Written instruction: Give the material once more, word for word, without any images.
──────── Data shown ────────
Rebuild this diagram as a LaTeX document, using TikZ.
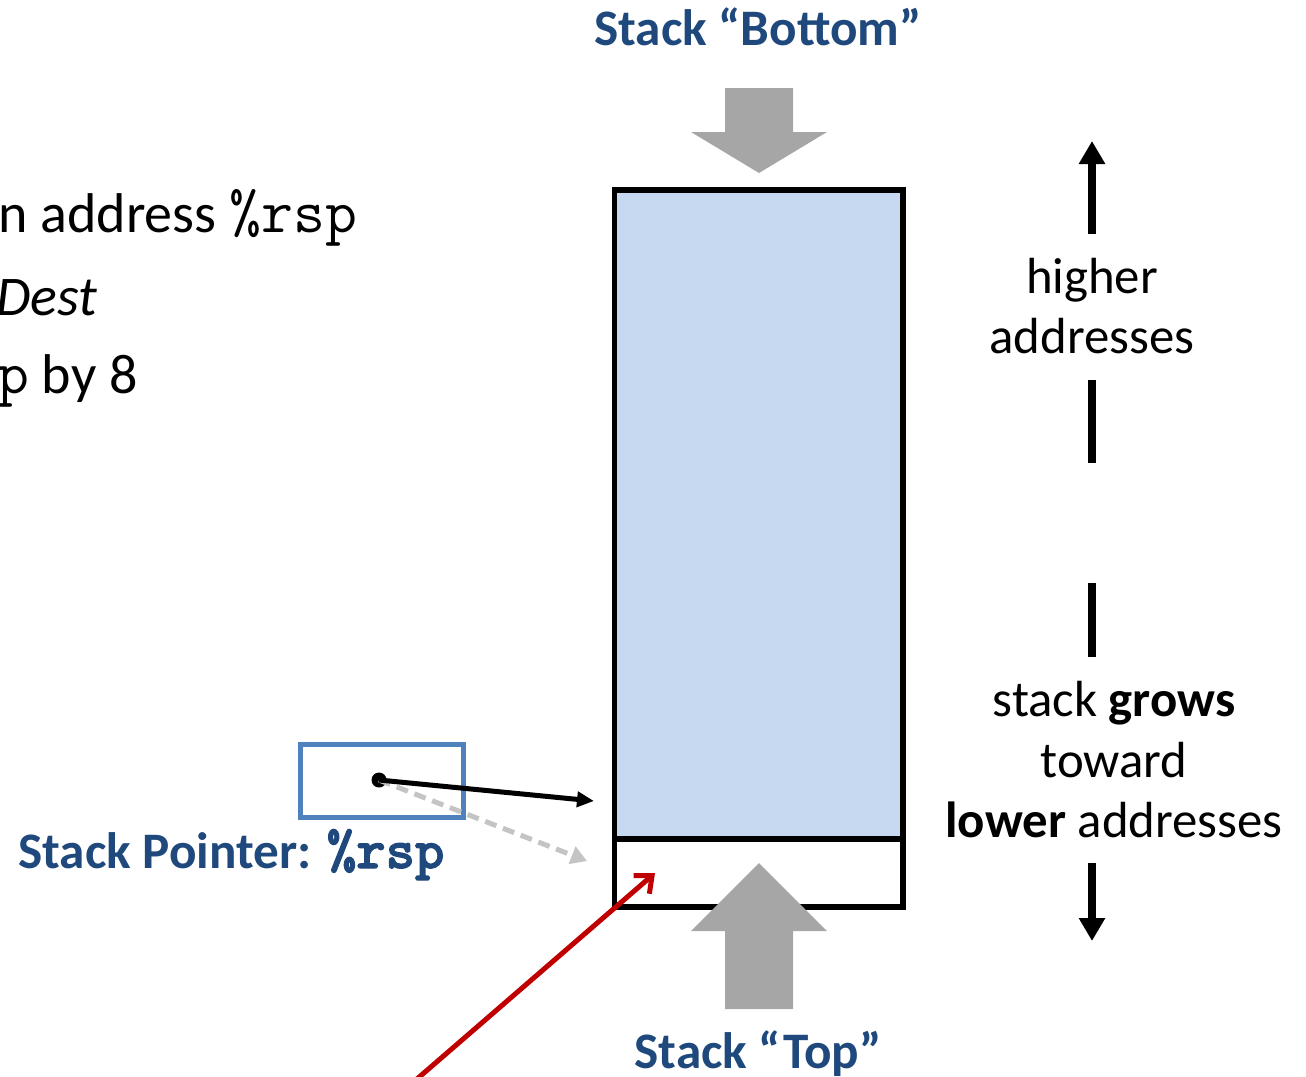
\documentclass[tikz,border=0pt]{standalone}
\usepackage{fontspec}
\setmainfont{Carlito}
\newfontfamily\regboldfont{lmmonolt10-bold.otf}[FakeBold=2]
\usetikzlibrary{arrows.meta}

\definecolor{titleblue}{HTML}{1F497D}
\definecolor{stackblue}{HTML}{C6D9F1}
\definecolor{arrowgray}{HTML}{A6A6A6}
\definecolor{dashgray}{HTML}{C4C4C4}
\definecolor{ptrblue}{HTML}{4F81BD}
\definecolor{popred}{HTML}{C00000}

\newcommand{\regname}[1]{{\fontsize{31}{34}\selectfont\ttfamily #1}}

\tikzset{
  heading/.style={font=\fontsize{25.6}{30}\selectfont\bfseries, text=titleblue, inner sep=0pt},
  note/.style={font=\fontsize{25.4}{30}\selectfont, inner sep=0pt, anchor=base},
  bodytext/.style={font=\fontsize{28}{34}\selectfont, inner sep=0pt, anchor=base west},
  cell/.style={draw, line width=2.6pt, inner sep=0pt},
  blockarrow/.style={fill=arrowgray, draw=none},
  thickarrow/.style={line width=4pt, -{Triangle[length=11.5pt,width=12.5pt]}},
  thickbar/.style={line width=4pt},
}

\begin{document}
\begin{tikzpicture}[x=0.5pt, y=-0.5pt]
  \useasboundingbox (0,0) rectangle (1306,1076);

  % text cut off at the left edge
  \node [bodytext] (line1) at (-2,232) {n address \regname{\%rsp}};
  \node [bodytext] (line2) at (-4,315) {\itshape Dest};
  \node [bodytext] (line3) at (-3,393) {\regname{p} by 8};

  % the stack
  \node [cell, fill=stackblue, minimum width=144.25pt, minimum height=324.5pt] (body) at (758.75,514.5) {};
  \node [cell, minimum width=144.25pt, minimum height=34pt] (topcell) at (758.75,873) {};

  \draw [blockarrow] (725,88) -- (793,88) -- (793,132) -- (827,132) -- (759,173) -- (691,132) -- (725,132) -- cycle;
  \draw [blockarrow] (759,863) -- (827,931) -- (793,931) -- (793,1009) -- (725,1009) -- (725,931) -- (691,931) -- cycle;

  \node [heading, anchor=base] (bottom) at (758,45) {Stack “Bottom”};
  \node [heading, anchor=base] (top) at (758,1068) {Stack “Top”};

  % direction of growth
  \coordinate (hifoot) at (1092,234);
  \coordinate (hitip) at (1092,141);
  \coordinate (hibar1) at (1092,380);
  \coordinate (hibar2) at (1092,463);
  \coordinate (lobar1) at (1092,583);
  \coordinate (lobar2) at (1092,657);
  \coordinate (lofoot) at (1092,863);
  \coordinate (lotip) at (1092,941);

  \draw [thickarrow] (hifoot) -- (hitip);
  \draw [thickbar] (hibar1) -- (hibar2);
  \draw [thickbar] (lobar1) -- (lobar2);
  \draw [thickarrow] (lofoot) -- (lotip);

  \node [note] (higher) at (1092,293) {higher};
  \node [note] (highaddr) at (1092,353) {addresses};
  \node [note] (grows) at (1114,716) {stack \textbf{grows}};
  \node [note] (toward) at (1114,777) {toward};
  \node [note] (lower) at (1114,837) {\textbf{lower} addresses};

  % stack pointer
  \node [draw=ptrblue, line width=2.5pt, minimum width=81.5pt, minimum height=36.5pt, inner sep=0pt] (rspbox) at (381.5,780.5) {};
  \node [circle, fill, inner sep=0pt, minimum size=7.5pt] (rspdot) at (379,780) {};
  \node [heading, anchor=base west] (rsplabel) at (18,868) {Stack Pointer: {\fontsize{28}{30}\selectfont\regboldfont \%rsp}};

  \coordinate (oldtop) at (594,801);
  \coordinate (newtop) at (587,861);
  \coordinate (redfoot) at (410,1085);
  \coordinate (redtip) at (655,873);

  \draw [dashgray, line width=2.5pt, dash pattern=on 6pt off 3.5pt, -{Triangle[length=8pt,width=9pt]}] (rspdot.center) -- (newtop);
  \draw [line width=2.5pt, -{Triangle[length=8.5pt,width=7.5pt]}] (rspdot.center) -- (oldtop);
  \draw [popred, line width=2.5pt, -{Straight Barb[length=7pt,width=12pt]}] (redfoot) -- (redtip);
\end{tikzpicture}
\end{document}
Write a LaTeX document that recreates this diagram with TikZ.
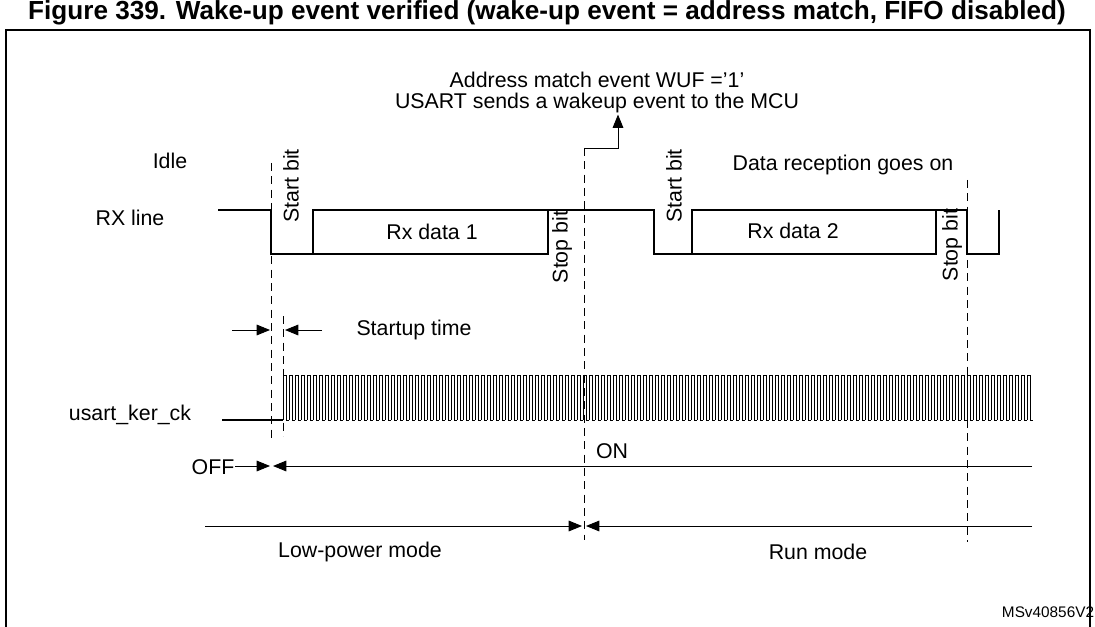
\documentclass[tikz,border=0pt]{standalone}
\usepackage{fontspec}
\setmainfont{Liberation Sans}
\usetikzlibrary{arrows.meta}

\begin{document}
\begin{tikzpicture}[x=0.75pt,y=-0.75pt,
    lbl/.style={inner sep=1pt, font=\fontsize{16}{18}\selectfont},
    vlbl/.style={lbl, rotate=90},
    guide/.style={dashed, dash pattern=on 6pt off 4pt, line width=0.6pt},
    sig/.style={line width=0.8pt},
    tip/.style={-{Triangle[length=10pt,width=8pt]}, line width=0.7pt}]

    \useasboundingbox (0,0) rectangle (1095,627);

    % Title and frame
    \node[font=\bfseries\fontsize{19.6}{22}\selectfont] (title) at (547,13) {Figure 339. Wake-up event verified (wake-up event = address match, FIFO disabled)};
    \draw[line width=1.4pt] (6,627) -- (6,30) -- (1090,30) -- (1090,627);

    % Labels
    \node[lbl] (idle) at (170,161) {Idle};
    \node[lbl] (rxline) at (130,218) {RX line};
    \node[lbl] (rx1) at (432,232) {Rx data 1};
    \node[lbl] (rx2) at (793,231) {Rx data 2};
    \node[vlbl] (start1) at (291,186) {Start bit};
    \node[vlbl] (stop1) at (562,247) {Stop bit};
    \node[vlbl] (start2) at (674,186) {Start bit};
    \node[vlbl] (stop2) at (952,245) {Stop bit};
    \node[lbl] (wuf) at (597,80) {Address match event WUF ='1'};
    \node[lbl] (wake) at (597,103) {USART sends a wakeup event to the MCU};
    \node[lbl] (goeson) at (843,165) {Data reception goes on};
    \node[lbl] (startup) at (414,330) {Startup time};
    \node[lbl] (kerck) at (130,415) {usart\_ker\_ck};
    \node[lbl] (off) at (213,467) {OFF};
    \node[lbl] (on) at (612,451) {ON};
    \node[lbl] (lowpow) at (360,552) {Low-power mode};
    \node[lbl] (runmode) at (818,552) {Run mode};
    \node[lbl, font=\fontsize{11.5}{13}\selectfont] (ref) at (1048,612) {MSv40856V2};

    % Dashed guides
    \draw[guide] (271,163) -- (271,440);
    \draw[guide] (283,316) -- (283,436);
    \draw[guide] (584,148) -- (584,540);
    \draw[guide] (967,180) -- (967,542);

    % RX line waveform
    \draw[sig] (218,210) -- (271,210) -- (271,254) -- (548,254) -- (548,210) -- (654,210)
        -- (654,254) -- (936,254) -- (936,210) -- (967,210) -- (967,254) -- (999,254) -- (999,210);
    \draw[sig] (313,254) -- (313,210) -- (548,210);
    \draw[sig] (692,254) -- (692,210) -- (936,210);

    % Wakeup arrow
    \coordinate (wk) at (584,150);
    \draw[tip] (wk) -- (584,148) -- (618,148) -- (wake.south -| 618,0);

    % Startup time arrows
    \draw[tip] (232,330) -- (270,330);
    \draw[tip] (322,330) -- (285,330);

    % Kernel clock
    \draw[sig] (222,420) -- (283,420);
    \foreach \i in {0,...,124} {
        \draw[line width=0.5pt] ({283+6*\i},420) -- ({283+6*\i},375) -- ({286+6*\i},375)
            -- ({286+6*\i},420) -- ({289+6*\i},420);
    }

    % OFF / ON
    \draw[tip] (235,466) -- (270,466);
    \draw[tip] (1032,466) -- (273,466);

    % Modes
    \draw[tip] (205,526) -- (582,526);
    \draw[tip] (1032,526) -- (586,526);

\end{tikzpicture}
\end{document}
────────
Solution for this problem:
Rebuild this diagram as a LaTeX document, using TikZ.
\documentclass[tikz,border=0pt]{standalone}
\usepackage{fontspec}
\setmainfont{Carlito}
\newfontfamily\regboldfont{lmmonolt10-bold.otf}[FakeBold=2]
\usetikzlibrary{arrows.meta}

\definecolor{titleblue}{HTML}{1F497D}
\definecolor{stackblue}{HTML}{C6D9F1}
\definecolor{arrowgray}{HTML}{A6A6A6}
\definecolor{dashgray}{HTML}{C4C4C4}
\definecolor{ptrblue}{HTML}{4F81BD}
\definecolor{popred}{HTML}{C00000}

\newcommand{\regname}[1]{{\fontsize{31}{34}\selectfont\ttfamily #1}}

\tikzset{
  heading/.style={font=\fontsize{25.6}{30}\selectfont\bfseries, text=titleblue, inner sep=0pt},
  note/.style={font=\fontsize{25.4}{30}\selectfont, inner sep=0pt, anchor=base},
  bodytext/.style={font=\fontsize{28}{34}\selectfont, inner sep=0pt, anchor=base west},
  cell/.style={draw, line width=2.6pt, inner sep=0pt},
  blockarrow/.style={fill=arrowgray, draw=none},
  thickarrow/.style={line width=4pt, -{Triangle[length=11.5pt,width=12.5pt]}},
  thickbar/.style={line width=4pt},
}

\begin{document}
\begin{tikzpicture}[x=0.5pt, y=-0.5pt]
  \useasboundingbox (0,0) rectangle (1306,1076);

  % text cut off at the left edge
  \node [bodytext] (line1) at (-2,232) {n address \regname{\%rsp}};
  \node [bodytext] (line2) at (-4,315) {\itshape Dest};
  \node [bodytext] (line3) at (-3,393) {\regname{p} by 8};

  % the stack
  \node [cell, fill=stackblue, minimum width=144.25pt, minimum height=324.5pt] (body) at (758.75,514.5) {};
  \node [cell, minimum width=144.25pt, minimum height=34pt] (topcell) at (758.75,873) {};

  \draw [blockarrow] (725,88) -- (793,88) -- (793,132) -- (827,132) -- (759,173) -- (691,132) -- (725,132) -- cycle;
  \draw [blockarrow] (759,863) -- (827,931) -- (793,931) -- (793,1009) -- (725,1009) -- (725,931) -- (691,931) -- cycle;

  \node [heading, anchor=base] (bottom) at (758,45) {Stack “Bottom”};
  \node [heading, anchor=base] (top) at (758,1068) {Stack “Top”};

  % direction of growth
  \coordinate (hifoot) at (1092,234);
  \coordinate (hitip) at (1092,141);
  \coordinate (hibar1) at (1092,380);
  \coordinate (hibar2) at (1092,463);
  \coordinate (lobar1) at (1092,583);
  \coordinate (lobar2) at (1092,657);
  \coordinate (lofoot) at (1092,863);
  \coordinate (lotip) at (1092,941);

  \draw [thickarrow] (hifoot) -- (hitip);
  \draw [thickbar] (hibar1) -- (hibar2);
  \draw [thickbar] (lobar1) -- (lobar2);
  \draw [thickarrow] (lofoot) -- (lotip);

  \node [note] (higher) at (1092,293) {higher};
  \node [note] (highaddr) at (1092,353) {addresses};
  \node [note] (grows) at (1114,716) {stack \textbf{grows}};
  \node [note] (toward) at (1114,777) {toward};
  \node [note] (lower) at (1114,837) {\textbf{lower} addresses};

  % stack pointer
  \node [draw=ptrblue, line width=2.5pt, minimum width=81.5pt, minimum height=36.5pt, inner sep=0pt] (rspbox) at (381.5,780.5) {};
  \node [circle, fill, inner sep=0pt, minimum size=7.5pt] (rspdot) at (379,780) {};
  \node [heading, anchor=base west] (rsplabel) at (18,868) {Stack Pointer: {\fontsize{28}{30}\selectfont\regboldfont \%rsp}};

  \coordinate (oldtop) at (594,801);
  \coordinate (newtop) at (587,861);
  \coordinate (redfoot) at (410,1085);
  \coordinate (redtip) at (655,873);

  \draw [dashgray, line width=2.5pt, dash pattern=on 6pt off 3.5pt, -{Triangle[length=8pt,width=9pt]}] (rspdot.center) -- (newtop);
  \draw [line width=2.5pt, -{Triangle[length=8.5pt,width=7.5pt]}] (rspdot.center) -- (oldtop);
  \draw [popred, line width=2.5pt, -{Straight Barb[length=7pt,width=12pt]}] (redfoot) -- (redtip);
\end{tikzpicture}
\end{document}
Write a LaTeX document that recreates this diagram with TikZ.
\documentclass[tikz,border=0pt]{standalone}
\usepackage{fontspec}
\setmainfont{Liberation Sans}
\usetikzlibrary{arrows.meta}

\begin{document}
\begin{tikzpicture}[x=0.75pt,y=-0.75pt,
    lbl/.style={inner sep=1pt, font=\fontsize{16}{18}\selectfont},
    vlbl/.style={lbl, rotate=90},
    guide/.style={dashed, dash pattern=on 6pt off 4pt, line width=0.6pt},
    sig/.style={line width=0.8pt},
    tip/.style={-{Triangle[length=10pt,width=8pt]}, line width=0.7pt}]

    \useasboundingbox (0,0) rectangle (1095,627);

    % Title and frame
    \node[font=\bfseries\fontsize{19.6}{22}\selectfont] (title) at (547,13) {Figure 339. Wake-up event verified (wake-up event = address match, FIFO disabled)};
    \draw[line width=1.4pt] (6,627) -- (6,30) -- (1090,30) -- (1090,627);

    % Labels
    \node[lbl] (idle) at (170,161) {Idle};
    \node[lbl] (rxline) at (130,218) {RX line};
    \node[lbl] (rx1) at (432,232) {Rx data 1};
    \node[lbl] (rx2) at (793,231) {Rx data 2};
    \node[vlbl] (start1) at (291,186) {Start bit};
    \node[vlbl] (stop1) at (562,247) {Stop bit};
    \node[vlbl] (start2) at (674,186) {Start bit};
    \node[vlbl] (stop2) at (952,245) {Stop bit};
    \node[lbl] (wuf) at (597,80) {Address match event WUF ='1'};
    \node[lbl] (wake) at (597,103) {USART sends a wakeup event to the MCU};
    \node[lbl] (goeson) at (843,165) {Data reception goes on};
    \node[lbl] (startup) at (414,330) {Startup time};
    \node[lbl] (kerck) at (130,415) {usart\_ker\_ck};
    \node[lbl] (off) at (213,467) {OFF};
    \node[lbl] (on) at (612,451) {ON};
    \node[lbl] (lowpow) at (360,552) {Low-power mode};
    \node[lbl] (runmode) at (818,552) {Run mode};
    \node[lbl, font=\fontsize{11.5}{13}\selectfont] (ref) at (1048,612) {MSv40856V2};

    % Dashed guides
    \draw[guide] (271,163) -- (271,440);
    \draw[guide] (283,316) -- (283,436);
    \draw[guide] (584,148) -- (584,540);
    \draw[guide] (967,180) -- (967,542);

    % RX line waveform
    \draw[sig] (218,210) -- (271,210) -- (271,254) -- (548,254) -- (548,210) -- (654,210)
        -- (654,254) -- (936,254) -- (936,210) -- (967,210) -- (967,254) -- (999,254) -- (999,210);
    \draw[sig] (313,254) -- (313,210) -- (548,210);
    \draw[sig] (692,254) -- (692,210) -- (936,210);

    % Wakeup arrow
    \coordinate (wk) at (584,150);
    \draw[tip] (wk) -- (584,148) -- (618,148) -- (wake.south -| 618,0);

    % Startup time arrows
    \draw[tip] (232,330) -- (270,330);
    \draw[tip] (322,330) -- (285,330);

    % Kernel clock
    \draw[sig] (222,420) -- (283,420);
    \foreach \i in {0,...,124} {
        \draw[line width=0.5pt] ({283+6*\i},420) -- ({283+6*\i},375) -- ({286+6*\i},375)
            -- ({286+6*\i},420) -- ({289+6*\i},420);
    }

    % OFF / ON
    \draw[tip] (235,466) -- (270,466);
    \draw[tip] (1032,466) -- (273,466);

    % Modes
    \draw[tip] (205,526) -- (582,526);
    \draw[tip] (1032,526) -- (586,526);

\end{tikzpicture}
\end{document}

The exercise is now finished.